The best thing is to shop around to find out what other business owners are paying to help you in your budgeting.
5. Your company value
The value of your company is very important for an investor. It is from this value that the venture capital will calculate the percentage they will own in your company after adding their funds, of course.
So, negotiate with your potential investor about the “pre-money” valuation of your company (that’s the value of your company before they inject their funds).

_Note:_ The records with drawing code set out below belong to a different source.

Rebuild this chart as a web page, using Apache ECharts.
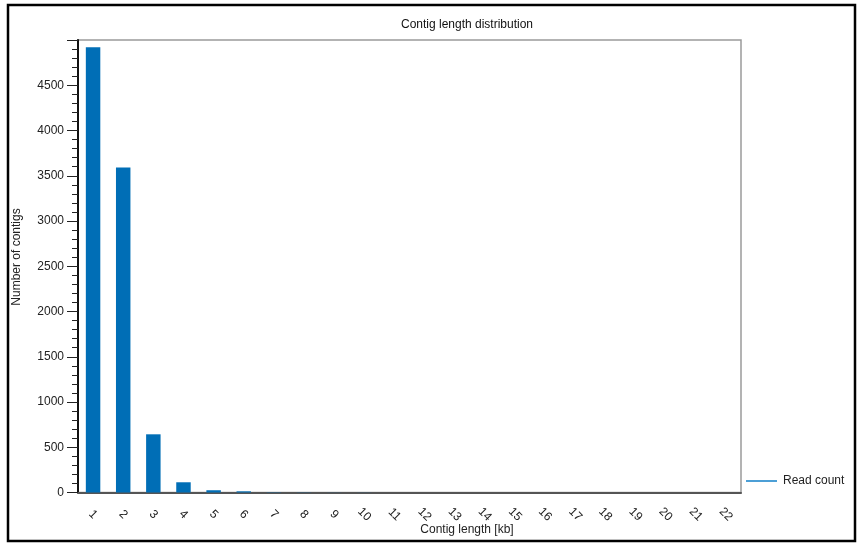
<!DOCTYPE html>
<html>
<head>
<meta charset="utf-8">
<script src="https://cdn.jsdelivr.net/npm/echarts@6/dist/echarts.min.js"></script>
<style>
  html, body { margin: 0; padding: 0; background: #fff; }
  #chart { width: 858px; height: 544px; }
</style>
</head>
<body>
<div id="chart"></div>
<script>
// Contig length bins (kb) and number of contigs per bin
const lengthBins = ['1','2','3','4','5','6','7','8','9','10','11','12','13','14','15','16','17','18','19','20','21','22'];
const contigCounts = [4920, 3590, 643, 113, 25, 13, 3, 2, 1, 1, 0, 0, 0, 0, 0, 0, 0, 0, 0, 0, 0, 0];
const seriesName = 'Read count';
const chartTitle = 'Contig length distribution';
const xTitle = 'Contig length [kb]';
const yTitle = 'Number of contigs';

const FONT = '"Liberation Sans", Arial, sans-serif';
const chart = echarts.init(document.getElementById('chart'), null, { renderer: 'canvas' });

chart.setOption({
  animation: false,
  backgroundColor: '#fff',
  textStyle: { fontFamily: FONT },
  grid: {
    left: 78, top: 40, right: 117, bottom: 51.5,
    show: true, borderColor: '#9a9a9a', borderWidth: 1.5
  },
  legend: {
    data: [{ name: seriesName, itemStyle: { color: '#4c9fd6', borderWidth: 0 } }],
    left: 746, top: 475, padding: 0, itemGap: 0,
    icon: 'rect', itemWidth: 31, itemHeight: 2,
    textStyle: { fontFamily: FONT, fontSize: 12, color: '#222', padding: [0, 0, 0, 1] }
  },
  xAxis: {
    type: 'category',
    data: lengthBins,
    boundaryGap: true,
    axisLine: { lineStyle: { color: '#555', width: 2 } },
    axisTick: { show: false },
    axisLabel: {
      interval: 0, rotate: -45, margin: 22,
      align: 'center', verticalAlign: 'middle',
      fontFamily: FONT, fontSize: 12, color: '#222'
    },
    splitLine: { show: false }
  },
  yAxis: {
    type: 'value',
    min: 0, max: 5000, interval: 500,
    axisLine: { show: true, lineStyle: { color: '#111', width: 2 } },
    axisTick: { show: true, inside: false, length: 11, lineStyle: { color: '#222', width: 1 } },
    minorTick: { show: true, splitNumber: 5, length: 6, lineStyle: { color: '#222', width: 1 } },
    axisLabel: {
      margin: 14, fontFamily: FONT, fontSize: 12, color: '#222',
      formatter: v => (v === 5000 ? '' : String(v))
    },
    splitLine: { show: false }
  },
  series: [{
    name: seriesName,
    type: 'bar',
    data: contigCounts,
    barWidth: '48%',
    itemStyle: { color: '#006eb6', borderWidth: 0 }
  }],
  graphic: [
    { type: 'rect', shape: { x: 8, y: 5, width: 847, height: 536 },
      style: { fill: 'none', stroke: '#000', lineWidth: 2.5 }, z: 100 },
    { type: 'text', x: 467, y: 25,
      style: { text: chartTitle, font: '12px ' + FONT, fill: '#111', textAlign: 'center', textVerticalAlign: 'middle' } },
    { type: 'text', x: 467, y: 530,
      style: { text: xTitle, font: '12px ' + FONT, fill: '#222', textAlign: 'center', textVerticalAlign: 'middle' } },
    { type: 'text', x: 17, y: 257, rotation: Math.PI / 2,
      style: { text: yTitle, font: '12px ' + FONT, fill: '#222', textAlign: 'center', textVerticalAlign: 'middle' } }
  ]
});
</script>
</body>
</html>
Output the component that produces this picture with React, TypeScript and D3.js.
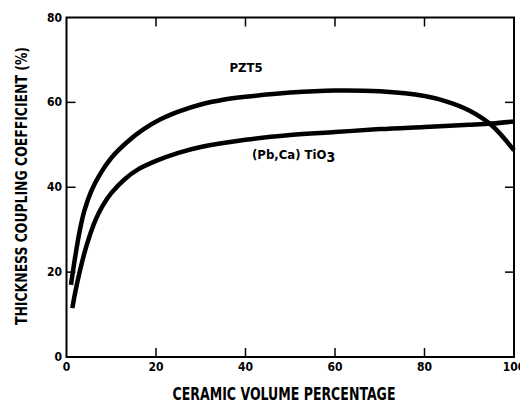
import { useEffect, useRef } from "react";
import * as d3 from "d3";

// readings (x = ceramic volume %, y = coupling %)
const pzt5X = [1, 2, 3, 4, 5.5, 7.5, 10, 13.5, 17, 21, 25, 30, 35, 40, 50, 60, 70, 80, 85, 90, 95, 100];
const pzt5Y = [17, 24, 30, 34.5, 39, 43.1, 46.9, 50.6, 53.5, 56, 57.8, 59.5, 60.6, 61.3, 62.3, 62.8, 62.6, 61.5, 60.2, 58.1, 54.6, 48.7];

const pbcaX = [1.3, 2, 3, 4, 5, 6.5, 8, 10, 13, 16, 20, 25, 30, 40, 50, 60, 70, 80, 90, 95, 100];
const pbcaY = [11.5, 15.5, 20.3, 24.5, 28, 32.3, 35.5, 38.6, 41.9, 44.2, 46.2, 48.1, 49.5, 51.2, 52.3, 53, 53.7, 54.2, 54.7, 55, 55.5];

const xTicks = [0, 20, 40, 60, 80, 100];
const yTicks = [0, 20, 40, 60, 80];

const FONT = "'Liberation Sans Narrow', 'DejaVu Sans Condensed', 'Roboto Condensed', 'Liberation Sans', sans-serif";

export default function App() {
  const ref = useRef<SVGSVGElement>(null);

  useEffect(() => {
    const svg = d3.select(ref.current);
    svg.selectAll("*").remove();

    const left = 66.5;
    const right = 514;
    const top = 17.5;
    const bottom = 357;

    const x = d3.scaleLinear().domain([0, 100]).range([left, right]);
    const y = d3.scaleLinear().domain([0, 80]).range([bottom, top]);

    // frame
    svg
      .append("rect")
      .attr("x", left)
      .attr("y", top)
      .attr("width", right - left)
      .attr("height", bottom - top)
      .attr("fill", "none")
      .attr("stroke", "#000")
      .attr("stroke-width", 2);

    // inward ticks on all four sides
    const tickLen = 9;
    const g = svg.append("g").attr("stroke", "#000").attr("stroke-width", 1.5);
    xTicks.slice(1, -1).forEach((t) => {
      g.append("line").attr("x1", x(t)).attr("x2", x(t)).attr("y1", bottom).attr("y2", bottom - tickLen);
      g.append("line").attr("x1", x(t)).attr("x2", x(t)).attr("y1", top).attr("y2", top + tickLen);
    });
    yTicks.slice(1, -1).forEach((t) => {
      g.append("line").attr("x1", left).attr("x2", left + tickLen).attr("y1", y(t)).attr("y2", y(t));
      g.append("line").attr("x1", right).attr("x2", right - tickLen).attr("y1", y(t)).attr("y2", y(t));
    });

    // tick labels
    svg
      .append("g")
      .selectAll("text")
      .data(xTicks)
      .enter()
      .append("text")
      .attr("x", (d) => x(d))
      .attr("y", 371)
      .attr("text-anchor", "middle")
      .style("font-family", FONT)
      .style("font-weight", "bold")
      .style("font-size", "12px")
      .text((d) => d);

    svg
      .append("g")
      .selectAll("text")
      .data(yTicks)
      .enter()
      .append("text")
      .attr("x", 62)
      .attr("y", (d) => y(d) + 4)
      .attr("text-anchor", "end")
      .style("font-family", FONT)
      .style("font-weight", "bold")
      .style("font-size", "12px")
      .text((d) => d);

    // curves
    const line = d3
      .line<[number, number]>()
      .x((d) => x(d[0]))
      .y((d) => y(d[1]))
      .curve(d3.curveCatmullRom.alpha(0.5));

    const series = [
      pzt5X.map((v, i) => [v, pzt5Y[i]] as [number, number]),
      pbcaX.map((v, i) => [v, pbcaY[i]] as [number, number]),
    ];
    svg
      .append("g")
      .selectAll("path")
      .data(series)
      .enter()
      .append("path")
      .attr("d", (d) => line(d))
      .attr("fill", "none")
      .attr("stroke", "#000")
      .attr("stroke-width", 4.5)
      .attr("stroke-linecap", "butt");

    // curve labels
    svg
      .append("text")
      .attr("x", 246)
      .attr("y", 72)
      .attr("text-anchor", "middle")
      .style("font-family", FONT)
      .style("font-weight", "bold")
      .style("font-size", "13px")
      .text("PZT5");

    const lab = svg
      .append("text")
      .attr("x", 252)
      .attr("y", 159)
      .style("font-family", FONT)
      .style("font-weight", "bold")
      .style("font-size", "13px");
    lab.append("tspan").text("(Pb,Ca)  TiO");
    lab.append("tspan").attr("dy", 3).style("font-size", "14px").text("3");

    // axis titles
    svg
      .append("text")
      .attr("x", 284)
      .attr("y", 400)
      .attr("text-anchor", "middle")
      .attr("textLength", 223)
      .attr("lengthAdjust", "spacingAndGlyphs")
      .style("font-family", FONT)
      .style("font-weight", "bold")
      .style("font-size", "17px")
      .text("CERAMIC VOLUME PERCENTAGE");

    svg
      .append("text")
      .attr("transform", "translate(27,186) rotate(-90)")
      .attr("text-anchor", "middle")
      .attr("textLength", 278)
      .attr("lengthAdjust", "spacingAndGlyphs")
      .style("font-family", FONT)
      .style("font-weight", "bold")
      .style("font-size", "16px")
      .text("THICKNESS COUPLING COEFFICIENT (%)");
  }, []);

  return (
    <svg
      ref={ref}
      width={520}
      height={408}
      style={{ position: "absolute", left: 0, top: 0, background: "#fff" }}
    />
  );
}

Pre-money valuation is computed based on the “fully diluted” value of your company. “Fully diluted” value of your company refers to the total of the common shares, both outstanding and issued, plus those shares that can be claimed by converting the preferred stock (convertible) or by exercising the outstanding warrants and options.
6. Liquidation preference
The liquidation preference should come out cleaning at the time of negotiations. There are many options when it comes to liquidation preferences, but all point to the fact that the investor must get back their money first before the ordinary shareholders.
One option is the 1X liquidation preference. This is a non-participating liquidation in which the investors have to get back all their investment before any other parties. 2X liquidation preference means the investors will get twice their investment back.
Non-participating liquidation may also allow the investor to take part in pro-rata with other shareholders at the time of exit. This means the investors can choose the liquidation option or go for the pro-rata model of sharing.
7. Board representation
The investors would want to ensure they are involved in your company affairs as it grows. This is meant to protect their investment and interest in your company. For this reason, the investor will request representation on your board of directors.
Getting the first investor is a gruesome experience. You’ll still be green on almost anything required of you. That’s why you’ll need experts to hold your hands. If you get a good investor, he can also act as your mentor, and in the initial stages, it may appear as if the investor is in charge of your company. Whatever the case, ensure you have a good lawyer on your side to ensure you are advantaged in the forthcoming deal.